When you think of a nebula forming stars, it’s hard to imagine how large it is. Most nebulae form hundreds or even thousands of stars before being blown away by the young stellar winds. Pockets of a nebula collapse into dense regions that will eventually become stars with surrounding planetary systems. There are places in the galaxy we can look and actually see it happening.
Pictured above, the beautiful ‘running chicken’ nebula, as strangely named as it is, is in the later stages of it’s star forming life. Many bright young stars have formed and their intense radiation is now ionizing the gas and blowing away the dust of the nebula, producing gorgeous features and picturesque infrared glowing.

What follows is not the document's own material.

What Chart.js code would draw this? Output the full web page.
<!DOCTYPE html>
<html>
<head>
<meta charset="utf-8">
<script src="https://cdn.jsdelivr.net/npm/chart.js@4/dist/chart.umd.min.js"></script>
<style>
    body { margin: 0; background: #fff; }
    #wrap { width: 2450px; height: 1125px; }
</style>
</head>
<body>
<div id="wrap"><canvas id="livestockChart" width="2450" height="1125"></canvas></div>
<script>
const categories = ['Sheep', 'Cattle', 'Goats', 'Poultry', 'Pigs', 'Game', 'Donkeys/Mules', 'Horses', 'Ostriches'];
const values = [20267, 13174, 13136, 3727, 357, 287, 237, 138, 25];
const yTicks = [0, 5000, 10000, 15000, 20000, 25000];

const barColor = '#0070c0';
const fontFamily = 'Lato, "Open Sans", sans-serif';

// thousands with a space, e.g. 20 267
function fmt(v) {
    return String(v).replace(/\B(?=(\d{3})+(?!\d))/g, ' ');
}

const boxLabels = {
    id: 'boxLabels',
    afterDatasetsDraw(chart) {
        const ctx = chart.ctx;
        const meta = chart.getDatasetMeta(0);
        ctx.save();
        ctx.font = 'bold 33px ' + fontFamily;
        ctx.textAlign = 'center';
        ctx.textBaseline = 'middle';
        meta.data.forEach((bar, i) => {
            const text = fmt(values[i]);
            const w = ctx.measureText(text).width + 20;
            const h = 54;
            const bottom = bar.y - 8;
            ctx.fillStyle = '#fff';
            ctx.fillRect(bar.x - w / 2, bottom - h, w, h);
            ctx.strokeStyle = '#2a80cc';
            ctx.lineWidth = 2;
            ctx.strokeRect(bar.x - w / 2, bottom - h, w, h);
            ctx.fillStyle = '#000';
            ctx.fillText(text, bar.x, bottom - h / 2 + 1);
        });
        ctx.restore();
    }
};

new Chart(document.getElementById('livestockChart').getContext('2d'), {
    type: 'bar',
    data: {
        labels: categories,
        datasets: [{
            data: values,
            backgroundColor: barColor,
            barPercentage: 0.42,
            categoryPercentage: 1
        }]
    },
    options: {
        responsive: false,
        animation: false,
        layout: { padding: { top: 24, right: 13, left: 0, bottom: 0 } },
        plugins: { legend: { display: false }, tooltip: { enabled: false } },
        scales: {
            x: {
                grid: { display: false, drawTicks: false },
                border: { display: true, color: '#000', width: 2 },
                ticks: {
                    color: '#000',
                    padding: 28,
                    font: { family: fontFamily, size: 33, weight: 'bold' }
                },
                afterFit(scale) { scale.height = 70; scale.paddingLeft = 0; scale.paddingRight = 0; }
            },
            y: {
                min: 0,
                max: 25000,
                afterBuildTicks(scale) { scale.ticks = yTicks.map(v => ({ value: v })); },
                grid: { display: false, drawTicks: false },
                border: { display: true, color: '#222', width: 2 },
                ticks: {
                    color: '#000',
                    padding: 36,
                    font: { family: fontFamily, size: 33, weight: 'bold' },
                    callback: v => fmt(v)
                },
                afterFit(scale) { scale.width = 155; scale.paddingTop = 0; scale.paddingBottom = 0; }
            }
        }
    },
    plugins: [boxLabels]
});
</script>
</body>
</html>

However, the dark spots you can see are still hanging on to the possibility of becoming stars some day. These are called Thackeray’s globules, and have a bit more resistance to the intense radiation surrounding them. Right now it’s a race against time. Can the cloud collapse to produce a star before the radiation erodes it’s mass? If so, maybe the potential star will become a giant planet with no home star, or a brown dwarf, producing heat from release of gravitational potential energy instead of the more powerful fusion.
When globules like these form earlier, they are often obscured by the dust and gas that make up a molecular cloud, but now that the newly formed stars are blowing it all away, we can watch them develop. It will still take a few million years before we know who wins the battle: gravity or radiation. So for now, we can simply enjoy the beauty of the process.